I remember that moment, when you cried over Alice and Tasha – I felt so much for you in that moment, and (of course) I felt personally guilty because I used to be Alice-ish, and I felt like I'd taken something away from you by transitioning myself. It's a very weepy time for us, these days, and I might as well just lean into it. I have a hard time not taking the position of either the lovable penitent or the quick-to-forgive friend of the penitent, of holding to that old, hasty evangelical parody of what apologies and forgiveness can even look like.
Christina: It is genuinely chilling to see the ways in which the show failed Kit so dispassionately listed—my god the MLM married man! Ivan's treatment or her! The very likely fact that she will be revealed to have died of an overdose; her life being, in the end, a reason for Bette to run for mayor. I would like to pretend I have complicated thoughts about Shane, but truthfully I always found her whole deal kind of boring, though she is consistently the better friend to the rest of the group. Despite my noted issues with Bette, simply reading Danny's description of her angry pulls at my heart, a woman's eyes should not be able to hold so many tears so beautifully. It should be said that my loyalty to her is due in large part to fact that she was partnered with Tina, a person that the less is said about, the better.
You know, in all my discussions of The L Word over the years, the conversation often boils down to "Justice for _______!" Justice for Dana, Justice for Carmen, Justice for Kit, for Papi, for Tasha (Tasha), for Max, for Lisa...the list goes on. (I will not be including Jenny, I hope Bette choked her to death.) I am fairly certain none of that will come to fruition during this reboot. And I don't really need the show to relitigate it's past, I think we've done enough of that over the last ten years. I am in a place where I can let it be whatever it is and not feel the searing passion I once felt about it, probably because it is no longer the touchstone I have to legislate my own queerness.
Maybe the justice I've found in the years since is as simple as being out, not being my miserable closeted self, clandestinely watching while my parents weren't home. Maybe the justice I've found is having conversations like this, friends like you both, who challenge me and make smarter and more thoughtful. Maybe outgrowing this show is the best thing for me.
Of course, I'm tuning in next week, I mean, what do you take me for?
CT
Danny: I'm glad you mentioned the "Justice for X" element, Christina, because I definitely don't want to get sucked into saying something like "It is the L Word's responsibility to depict happy, healthy people treating one another well and respecting each other's boundaries"; I think that it's important to talk about the ways that show exemplifies real-life issues facing various queer communities and our own hopes/desires/resentments without demanding The L Word turn into Sesame Street for adults – or, as you say, considering it a touchstone for our own identities or communities. I want to be able to talk about the show's failures without writing a strongly worded personal letter to Ilene Chaiken.
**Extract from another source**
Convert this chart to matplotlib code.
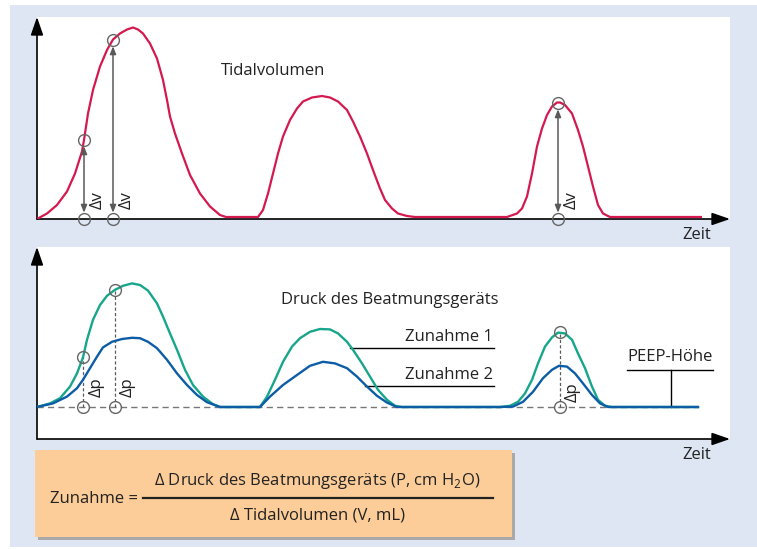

*extremely Lesbian Henry Higgins voice* What do I take you for -- a fool? (Well, no one taught her take instead of taik.)
Love to you both,
Danny
Honestly I’ve been thinking about subscribing to The Chatner for approximately ever, and the moment I finished reading Grace’s first reply I decided it was time. Thanks to the three of you for having this conversation about a show I’ve love-hated since high school: it’s the media critique I’ve been needing since falling for Danny’s “The L Word, Fixed” on The Toast. Hoping there will be more of this as the show progresses to help me rage against the neoliberal lesbian machine.